■ EXERCISE OBJECTIVE: Reproduce exactly, with no pictures, each line from the opening of the material down through the line containing "(lin) at (140,492)".

■ Records with drawing code:

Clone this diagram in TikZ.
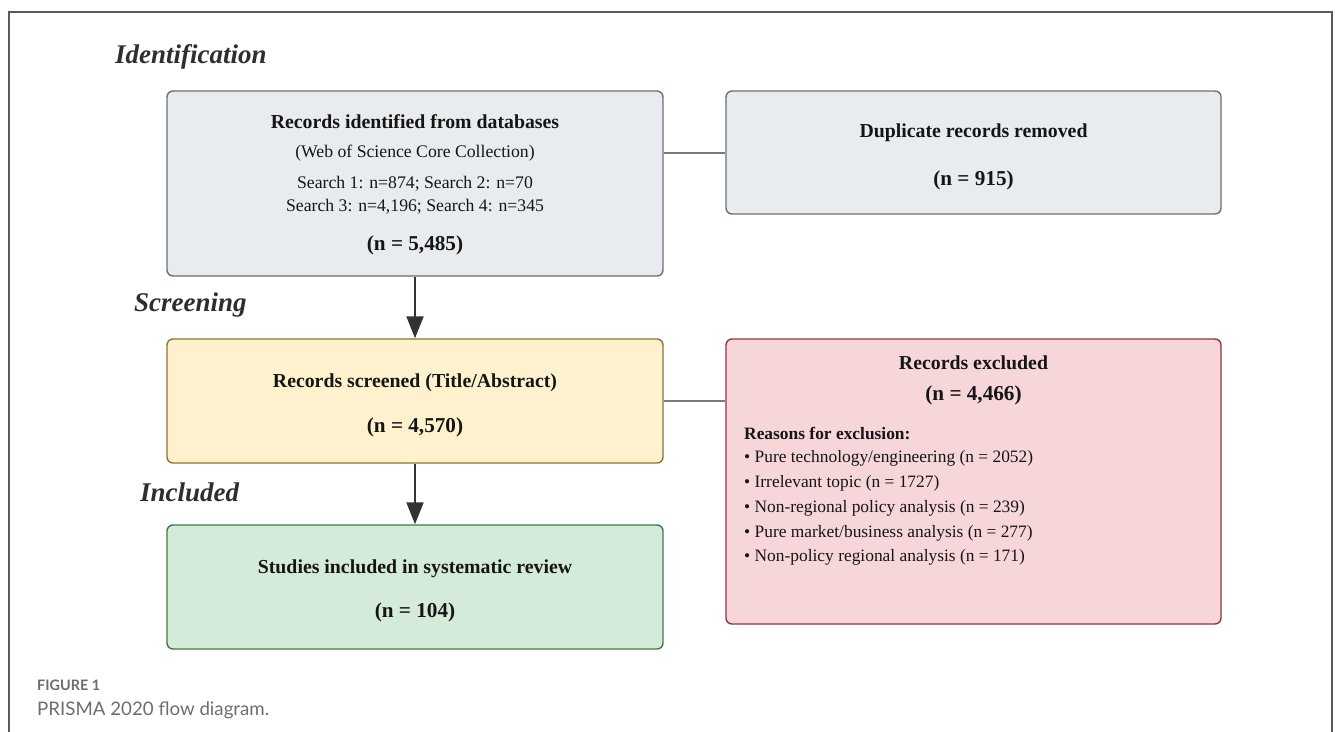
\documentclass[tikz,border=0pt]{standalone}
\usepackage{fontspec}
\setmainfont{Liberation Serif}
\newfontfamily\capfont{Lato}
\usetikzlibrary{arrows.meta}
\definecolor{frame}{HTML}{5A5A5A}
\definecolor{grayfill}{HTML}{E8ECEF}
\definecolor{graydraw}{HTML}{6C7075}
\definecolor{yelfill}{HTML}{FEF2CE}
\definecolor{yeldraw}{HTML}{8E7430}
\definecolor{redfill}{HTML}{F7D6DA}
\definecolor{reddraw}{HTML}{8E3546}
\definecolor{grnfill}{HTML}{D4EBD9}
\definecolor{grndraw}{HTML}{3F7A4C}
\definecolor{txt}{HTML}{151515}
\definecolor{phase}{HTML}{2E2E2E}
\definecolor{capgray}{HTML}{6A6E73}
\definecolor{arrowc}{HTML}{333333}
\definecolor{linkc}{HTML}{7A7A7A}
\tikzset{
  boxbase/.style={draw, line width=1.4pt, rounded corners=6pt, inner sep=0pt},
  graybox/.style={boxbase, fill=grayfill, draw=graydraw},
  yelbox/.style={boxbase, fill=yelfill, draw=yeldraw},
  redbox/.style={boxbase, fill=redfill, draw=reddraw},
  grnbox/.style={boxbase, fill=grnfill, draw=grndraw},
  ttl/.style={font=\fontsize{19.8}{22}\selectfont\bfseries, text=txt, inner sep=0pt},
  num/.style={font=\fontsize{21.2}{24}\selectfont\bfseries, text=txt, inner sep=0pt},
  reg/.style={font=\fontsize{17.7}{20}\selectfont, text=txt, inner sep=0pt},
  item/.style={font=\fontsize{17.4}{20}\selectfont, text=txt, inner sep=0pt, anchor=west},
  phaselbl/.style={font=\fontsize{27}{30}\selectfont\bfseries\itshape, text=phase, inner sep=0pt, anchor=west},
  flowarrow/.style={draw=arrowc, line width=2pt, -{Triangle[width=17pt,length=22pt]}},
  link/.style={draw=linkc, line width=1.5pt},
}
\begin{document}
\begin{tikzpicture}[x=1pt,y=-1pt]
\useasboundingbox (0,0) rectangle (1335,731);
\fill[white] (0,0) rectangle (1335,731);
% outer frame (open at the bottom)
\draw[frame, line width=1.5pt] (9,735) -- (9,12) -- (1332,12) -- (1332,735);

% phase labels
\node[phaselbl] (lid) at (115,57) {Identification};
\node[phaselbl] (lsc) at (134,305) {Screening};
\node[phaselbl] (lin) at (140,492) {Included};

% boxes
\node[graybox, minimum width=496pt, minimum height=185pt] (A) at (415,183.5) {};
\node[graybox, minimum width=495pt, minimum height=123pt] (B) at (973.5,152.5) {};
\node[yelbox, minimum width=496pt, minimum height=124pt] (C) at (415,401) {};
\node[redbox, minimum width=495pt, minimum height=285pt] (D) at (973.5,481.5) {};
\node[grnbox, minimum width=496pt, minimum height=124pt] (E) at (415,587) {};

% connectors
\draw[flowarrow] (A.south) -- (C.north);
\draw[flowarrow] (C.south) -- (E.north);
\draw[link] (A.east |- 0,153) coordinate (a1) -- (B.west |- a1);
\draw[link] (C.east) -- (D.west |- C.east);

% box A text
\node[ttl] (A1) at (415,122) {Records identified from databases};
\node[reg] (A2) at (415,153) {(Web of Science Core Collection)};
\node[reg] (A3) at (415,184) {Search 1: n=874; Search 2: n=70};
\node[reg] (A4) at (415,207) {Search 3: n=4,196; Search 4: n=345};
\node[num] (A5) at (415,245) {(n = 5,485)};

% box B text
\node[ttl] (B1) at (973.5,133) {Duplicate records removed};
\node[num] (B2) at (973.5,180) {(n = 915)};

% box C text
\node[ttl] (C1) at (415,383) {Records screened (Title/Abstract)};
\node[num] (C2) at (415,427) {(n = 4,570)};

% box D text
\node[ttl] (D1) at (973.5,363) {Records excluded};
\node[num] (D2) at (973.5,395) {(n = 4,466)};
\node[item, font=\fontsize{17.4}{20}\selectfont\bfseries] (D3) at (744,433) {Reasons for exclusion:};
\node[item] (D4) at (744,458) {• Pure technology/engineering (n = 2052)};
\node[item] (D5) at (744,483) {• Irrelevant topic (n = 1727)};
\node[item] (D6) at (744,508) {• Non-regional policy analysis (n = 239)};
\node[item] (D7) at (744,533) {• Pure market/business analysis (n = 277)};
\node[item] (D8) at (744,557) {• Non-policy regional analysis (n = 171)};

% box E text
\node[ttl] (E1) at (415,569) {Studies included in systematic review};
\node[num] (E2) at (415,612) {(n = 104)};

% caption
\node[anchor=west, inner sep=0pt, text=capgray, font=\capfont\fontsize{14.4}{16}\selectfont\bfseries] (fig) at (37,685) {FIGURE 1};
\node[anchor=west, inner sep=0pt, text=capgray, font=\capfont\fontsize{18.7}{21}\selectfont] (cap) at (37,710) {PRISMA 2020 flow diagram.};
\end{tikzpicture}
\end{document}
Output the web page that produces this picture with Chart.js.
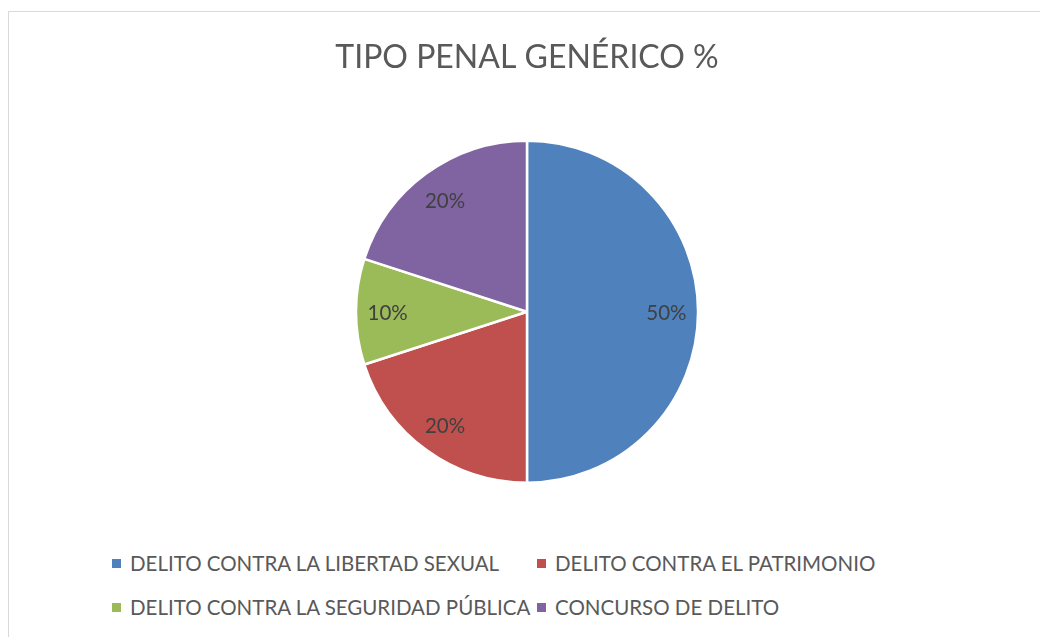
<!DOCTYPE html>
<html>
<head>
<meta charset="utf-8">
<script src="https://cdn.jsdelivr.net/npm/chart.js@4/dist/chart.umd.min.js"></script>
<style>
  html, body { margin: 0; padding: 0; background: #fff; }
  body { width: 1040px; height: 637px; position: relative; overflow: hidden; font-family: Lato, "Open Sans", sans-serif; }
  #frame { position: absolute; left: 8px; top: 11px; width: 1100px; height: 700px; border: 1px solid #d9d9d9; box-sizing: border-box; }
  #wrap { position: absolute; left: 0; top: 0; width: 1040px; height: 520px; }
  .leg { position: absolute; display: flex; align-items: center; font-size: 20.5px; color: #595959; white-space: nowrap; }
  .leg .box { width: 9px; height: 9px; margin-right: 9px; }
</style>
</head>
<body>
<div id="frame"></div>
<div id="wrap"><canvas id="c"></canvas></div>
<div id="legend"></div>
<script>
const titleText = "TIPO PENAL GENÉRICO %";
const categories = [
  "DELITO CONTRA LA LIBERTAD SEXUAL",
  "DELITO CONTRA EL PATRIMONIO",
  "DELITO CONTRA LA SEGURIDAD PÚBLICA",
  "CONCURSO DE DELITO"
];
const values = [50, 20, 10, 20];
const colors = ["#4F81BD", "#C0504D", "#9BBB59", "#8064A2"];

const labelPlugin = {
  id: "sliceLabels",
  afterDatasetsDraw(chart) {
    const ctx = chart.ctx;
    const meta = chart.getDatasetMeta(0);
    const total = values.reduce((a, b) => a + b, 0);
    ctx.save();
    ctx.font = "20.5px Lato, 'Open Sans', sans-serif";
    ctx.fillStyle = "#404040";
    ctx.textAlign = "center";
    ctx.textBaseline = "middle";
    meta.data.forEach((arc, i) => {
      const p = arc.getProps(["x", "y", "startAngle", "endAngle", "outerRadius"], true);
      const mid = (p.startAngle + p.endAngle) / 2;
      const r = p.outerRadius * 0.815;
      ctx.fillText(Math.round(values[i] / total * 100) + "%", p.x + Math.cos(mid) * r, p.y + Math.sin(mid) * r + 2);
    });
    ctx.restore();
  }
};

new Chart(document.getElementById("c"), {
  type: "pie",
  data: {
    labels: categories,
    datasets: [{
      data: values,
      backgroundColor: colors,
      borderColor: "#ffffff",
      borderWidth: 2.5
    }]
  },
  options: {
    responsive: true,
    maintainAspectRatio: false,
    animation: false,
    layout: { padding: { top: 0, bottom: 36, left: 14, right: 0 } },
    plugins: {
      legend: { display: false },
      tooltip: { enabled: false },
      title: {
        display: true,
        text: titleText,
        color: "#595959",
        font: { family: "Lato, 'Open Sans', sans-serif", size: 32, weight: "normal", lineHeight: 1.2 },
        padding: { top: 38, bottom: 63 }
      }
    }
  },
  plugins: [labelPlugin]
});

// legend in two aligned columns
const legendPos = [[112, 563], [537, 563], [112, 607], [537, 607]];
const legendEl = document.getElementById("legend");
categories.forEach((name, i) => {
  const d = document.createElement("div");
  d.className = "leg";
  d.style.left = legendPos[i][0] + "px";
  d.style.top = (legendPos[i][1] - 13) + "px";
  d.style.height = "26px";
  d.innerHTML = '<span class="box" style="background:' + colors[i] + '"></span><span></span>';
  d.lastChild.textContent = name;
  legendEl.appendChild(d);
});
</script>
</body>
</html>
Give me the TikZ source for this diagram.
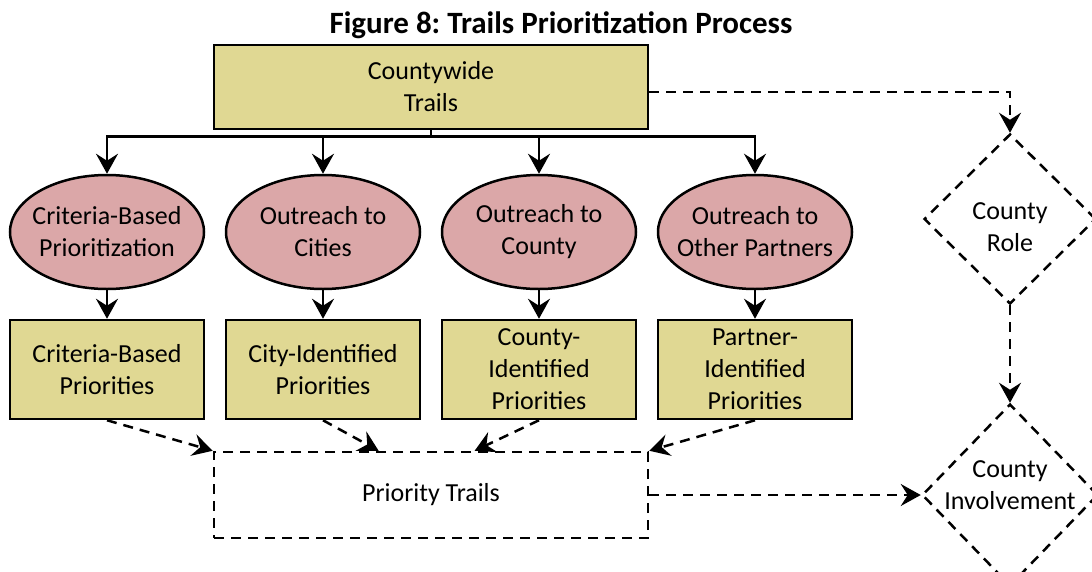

■ RESULT BELOW:
Clone this diagram in TikZ.
\documentclass[tikz,border=0pt]{standalone}
\usepackage{fontspec}
\setmainfont{Liberation Serif}
\newfontfamily\capfont{Lato}
\usetikzlibrary{arrows.meta}
\definecolor{frame}{HTML}{5A5A5A}
\definecolor{grayfill}{HTML}{E8ECEF}
\definecolor{graydraw}{HTML}{6C7075}
\definecolor{yelfill}{HTML}{FEF2CE}
\definecolor{yeldraw}{HTML}{8E7430}
\definecolor{redfill}{HTML}{F7D6DA}
\definecolor{reddraw}{HTML}{8E3546}
\definecolor{grnfill}{HTML}{D4EBD9}
\definecolor{grndraw}{HTML}{3F7A4C}
\definecolor{txt}{HTML}{151515}
\definecolor{phase}{HTML}{2E2E2E}
\definecolor{capgray}{HTML}{6A6E73}
\definecolor{arrowc}{HTML}{333333}
\definecolor{linkc}{HTML}{7A7A7A}
\tikzset{
  boxbase/.style={draw, line width=1.4pt, rounded corners=6pt, inner sep=0pt},
  graybox/.style={boxbase, fill=grayfill, draw=graydraw},
  yelbox/.style={boxbase, fill=yelfill, draw=yeldraw},
  redbox/.style={boxbase, fill=redfill, draw=reddraw},
  grnbox/.style={boxbase, fill=grnfill, draw=grndraw},
  ttl/.style={font=\fontsize{19.8}{22}\selectfont\bfseries, text=txt, inner sep=0pt},
  num/.style={font=\fontsize{21.2}{24}\selectfont\bfseries, text=txt, inner sep=0pt},
  reg/.style={font=\fontsize{17.7}{20}\selectfont, text=txt, inner sep=0pt},
  item/.style={font=\fontsize{17.4}{20}\selectfont, text=txt, inner sep=0pt, anchor=west},
  phaselbl/.style={font=\fontsize{27}{30}\selectfont\bfseries\itshape, text=phase, inner sep=0pt, anchor=west},
  flowarrow/.style={draw=arrowc, line width=2pt, -{Triangle[width=17pt,length=22pt]}},
  link/.style={draw=linkc, line width=1.5pt},
}
\begin{document}
\begin{tikzpicture}[x=1pt,y=-1pt]
\useasboundingbox (0,0) rectangle (1335,731);
\fill[white] (0,0) rectangle (1335,731);
% outer frame (open at the bottom)
\draw[frame, line width=1.5pt] (9,735) -- (9,12) -- (1332,12) -- (1332,735);

% phase labels
\node[phaselbl] (lid) at (115,57) {Identification};
\node[phaselbl] (lsc) at (134,305) {Screening};
\node[phaselbl] (lin) at (140,492) {Included};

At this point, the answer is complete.